Oct. 24, the world’s largest cryptocurrency exchange Binance announced on Medium that fiat-to-crypto trading on Binance Uganda is now live. According to the post, the exchange is the first to support trading of cryptocurrencies with a real-world currency, the Ugandan shilling (UGX). For now, the trading pairs on offer are BTC/UGX and ETH/UGX. More trading pairs are to be added in the coming months.
As is the norm with any new exchange launch, Binance Uganda customers are set to be provided with zero trading fees for a month. After November 24, the company will charge clients with 0.1% trading fee and 1.5% deposit fee.
Binance said that its fiat-to-crypto exchange service in Uganda will help maintain a stable and sustainable economy in Africa. The exchange has also thanked the Ugandan government and regulators for their strong support.
“A fiat-to-cryptocurrency exchange in Uganda presents great opportunities for the Binance community, and the broader blockchain ecosystem by extension. This country of 44 million people is a progressive nation when it comes to blockchain adoption, thanks to the strong support for the technology from its government and regulators. Key blockchain conferences, associations, and communities have flourished in this African nation, lighting the way for the continent to leverage blockchain technology,” the post reads.

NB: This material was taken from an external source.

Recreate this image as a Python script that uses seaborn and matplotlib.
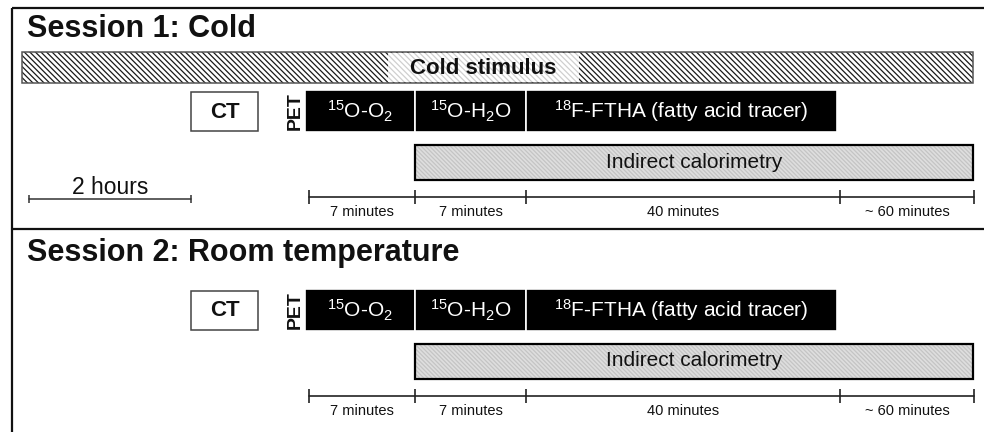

The new exchange will use the code base, operating systems and security of the original Binance platform, but at the same time, the exchange will operate as a separate entity.
As early as June, Binance announced its intention to operate in Uganda. At that time the exchange officially opened the registration process. The first 20,000 users were rewarded with 0.5 Binance Coin (BNB), the platform’s native token. The ability to deposit and trade was to follow later.
The East African country with nearly 45 million people is one of the blockchain and crypto-friendly countries in the world. However, Uganda is not the only Blockchain proponent in Africa; others include Kenya, Rwanda, Zambia, and South Africa.